Changes to options related to memory budgeting:

(1) Change the default for "drill.exec.hashjoin.fallback.enabled" to *false* (same as for the similar Hash-Agg option). This would force users to calculate and assign sufficient memory for the query, or explicitly choose to fallback.

(2) When the "planner.memory.max_query_memory_per_node" (MQMPN) option is set equal (or "nearly equal") to the allocated *Direct Memory*, an OOM is still possible. The reason is that the memory used by the "non-buffered" operators is not taken into account.

For example, MQMPN == Direct-Memory == 100 MB. Run a query with 5 buffered operators (e.g., 5 instances of a Hash-Join), so each gets "promised" 20 MB. When other non-buffered operators (e.g., a Scanner, or a Sender) also grab some of the Direct Memory, then less than 100 MB is left available. And if all those 5 Hash-Joins are pushing their limits, then one HJ may have only allocated 12MB so far, but on the next 1MB allocation it will hit an OOM (from the JVM, as all the 100MB Direct memory is already used).
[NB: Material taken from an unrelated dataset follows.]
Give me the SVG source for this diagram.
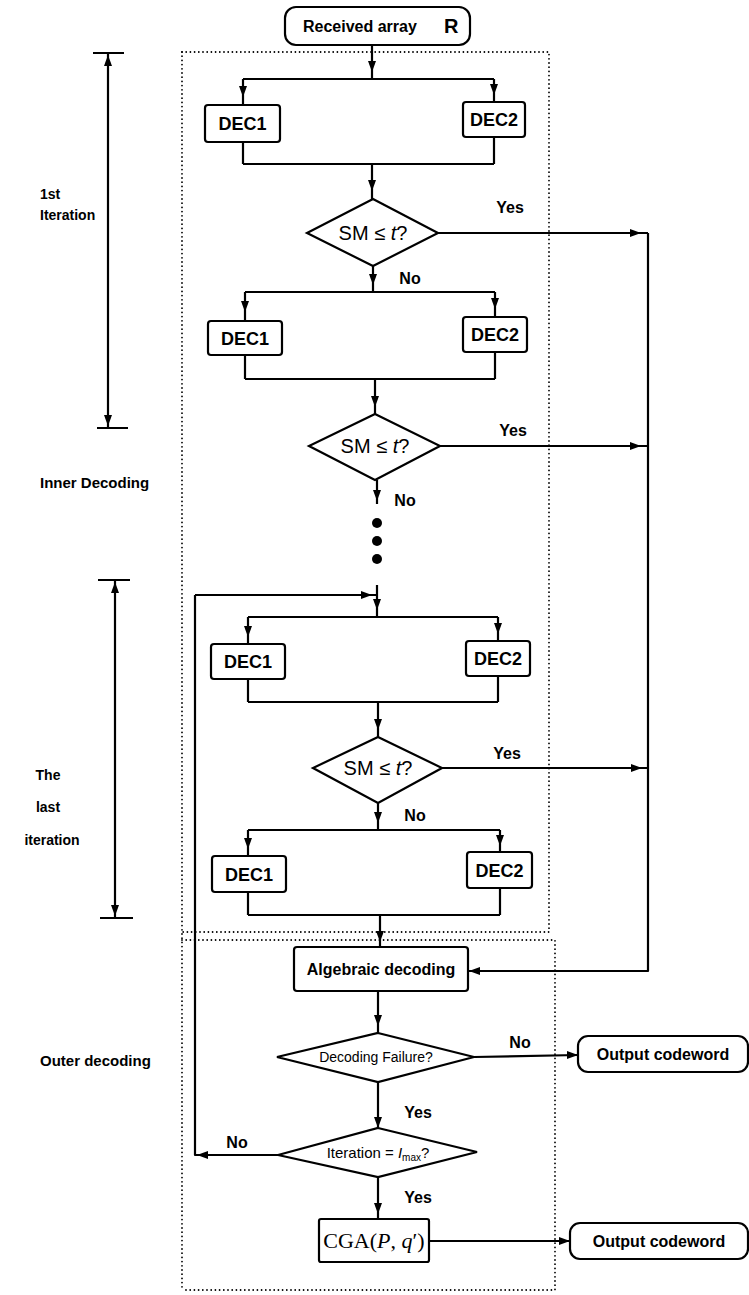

A solution -- a new option to _*reserve*_ some of the Direct Memory for those non-buffered operators (e.g., default %25). This *allowance* may prevent many of the cases like the example above. The new option would return an error (when a query initiates) if the MQMPN is set too high. Note that this option +can not+ address concurrent queries.

This should also apply to the alternative for the MQMPN - the {{"planner.memory.percent_per_query"}} option (PPQ). The PPQ does not _*reserve*_ such memory (e.g., can set it to %100); only its documentation clearly explains this issue (that doc suggests reserving %50 allowance, as it was written when the Hash-Join was non-buffered; i.e., before spill was implemented).

The memory given to the buffered operators is the highest calculated between the MQMPN and the PPQ. The new reserve option would verify that this figure allows the allowance.